Selic nas alturas: ‘BC quer matar formiga com canhão’, vê Werner, da Trígono
O Banco Central foi duro não só em aumentar a taxa básica de juros (Selic) em 1 ponto percentual, a 12,25%, como também ao contratar mais duas altas de 1 ponto, o que levaria as taxas para 14,25%, algo não visto nem na pandemia, quando o mundo viveu choque inflacionário.
E se a alta agradou parte de economistas, que viram na elevação um sinal de que a autoridade monetária vai fazer o possível para colocar a inflação na meta, por outro, uma Selic nas alturas pode trazer mais danos à economia do que benefícios. Pelo menos da visão do gestor Werner Roger, da Trígono Capital, com cerca de R$ 2,5 bilhões sob gestão.
Em entrevista ao Money Times, o gestor lembrou que a inflação está ligeiramente controlada. O IPCA de novembro subiu 0,39%, com alta acumulada de 4,76%, acima do teto da meta perseguida pelo Banco Central em 2024, de 3% com intervalo de 1,50 ponto percentual, mas ainda distante dos 8% do período da pandemia, quando a Selic chegou a 13,75%.
“Estamos com a inflação ligeiramente acima da meta, algo em torno de 0,2 ponto percentual.

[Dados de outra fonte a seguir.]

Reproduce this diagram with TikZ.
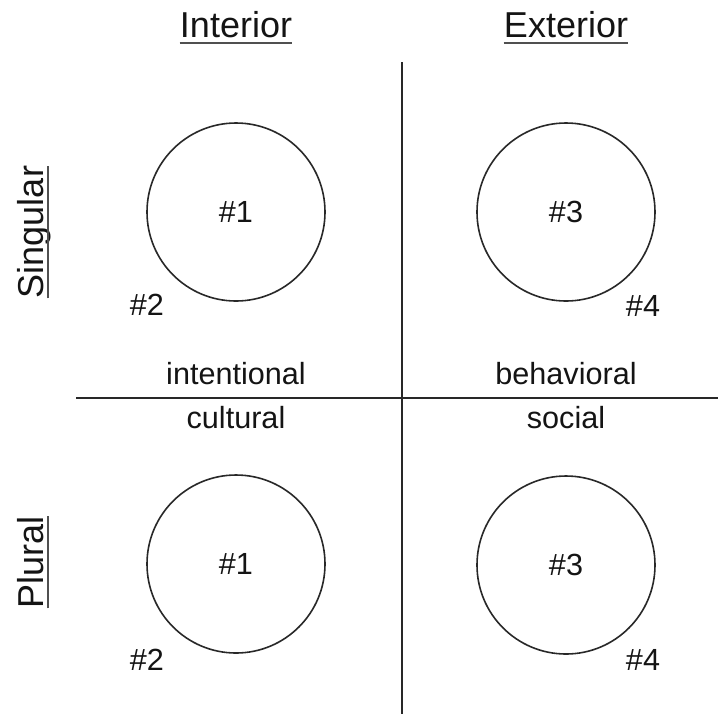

A política atual está usando um canhão para matar uma formiga. O dano que isso causa à economia, com desemprego e retração da atividade econômica, é muito maior do que tolerar uma inflação um pouco acima do centro da meta”.
Na sua leitura, a alta da Selic prejudica, inclusive, a própria arrecadação de impostos, que, por sua vez, agrava a situação fiscal do governo. “Quem paga essa conta? Os juros altos recaem sobre o governo, o Tesouro. Isso gera a necessidade de aumentar impostos, o que é insustentável”.
“O Banco Central precisa reconhecer que também contribui para a deterioração fiscal. Não adianta dizer que “não é comigo, é o Tesouro”. A política monetária e fiscal são interdependentes. Nos Estados Unidos, por exemplo, o Federal Reserve considera não apenas a inflação, mas o impacto de suas decisões sobre a economia como um todo”, diz.
Governo também precisa fazer a sua parte
Werner também não deixou de falar do papel do governo nessa história. A piora das expectativas ocorreu, sobretudo, depois do pacote fiscal de R$ 70 bi em dois anos, visto como insuficiente, além da isenção do Imposto de Renda para quem ganha R$ 5 mil. Embora o governo diga que em impacto fiscal será neutro, parte do mercado ainda é cético sobre a medida.
“Se o governo não entender que precisa criar condições para que o Banco Central não seja forçado a continuar aumentando a Selic, a própria economia estará comprometida em ano de eleições. A responsabilidade é do governo: ele precisa ajudar o Banco Central por meio de reformas, melhor gestão de custos e compromisso com a responsabilidade fiscal. Caso contrário, até a estabilidade política estará em risco”.
Para Werner, uma Selic a 15%, como sustentam casas como XP e Itaú, é ‘insustentável’.
“No momento em que começamos a ver o aumento da inadimplência, seja entre pequenas e médias empresas ou até grandes corporações, isso acaba travando o mercado de capitais. Não há mais emissões independentes, tudo está paralisado. Apesar de uma euforia inicial, o mercado congelou: os bancos fecharam fundos de crédito, não vemos nenhuma emissão de dívida nem IPOs”.
Gasolina no fogo
Ainda segundo o gestor, as intervenções do BC no dólar são desperdício de reservas. A autoridade monetária fez novo leilão de dólares com compromisso de recompra nesta segunda-feira (16), quando foram ofertados US$ 3 bilhões. Apesar disso, a moeda subia 0,8% e renovava máximas.
“Gastar as reservas cambiais custa caro, porque o governo precisa emitir dívida para se financiar, injetando liquidez no mercado. Essa estratégia do Banco Central já se mostrou inócua várias vezes. O mercado pode até reagir positivamente por um ou dois dias, mas logo tudo volta ao mesmo lugar, com a diferença de que as reservas foram gastas sem trazer nenhum alívio real”, diz.
Werner afirma que sem resolver a questão fiscal, não adianta o BC tentar “apagar incêndios”. “É como ter um tanque de gasolina vazando e tentar apagar o fogo com um carro elétrico. Não funciona”
“O que precisa acontecer é o Congresso assumir seu papel. Se o Executivo não age, o Legislativo tem que tomar as medidas necessárias, apertando onde for preciso. A responsabilidade é compartilhada entre os três poderes”.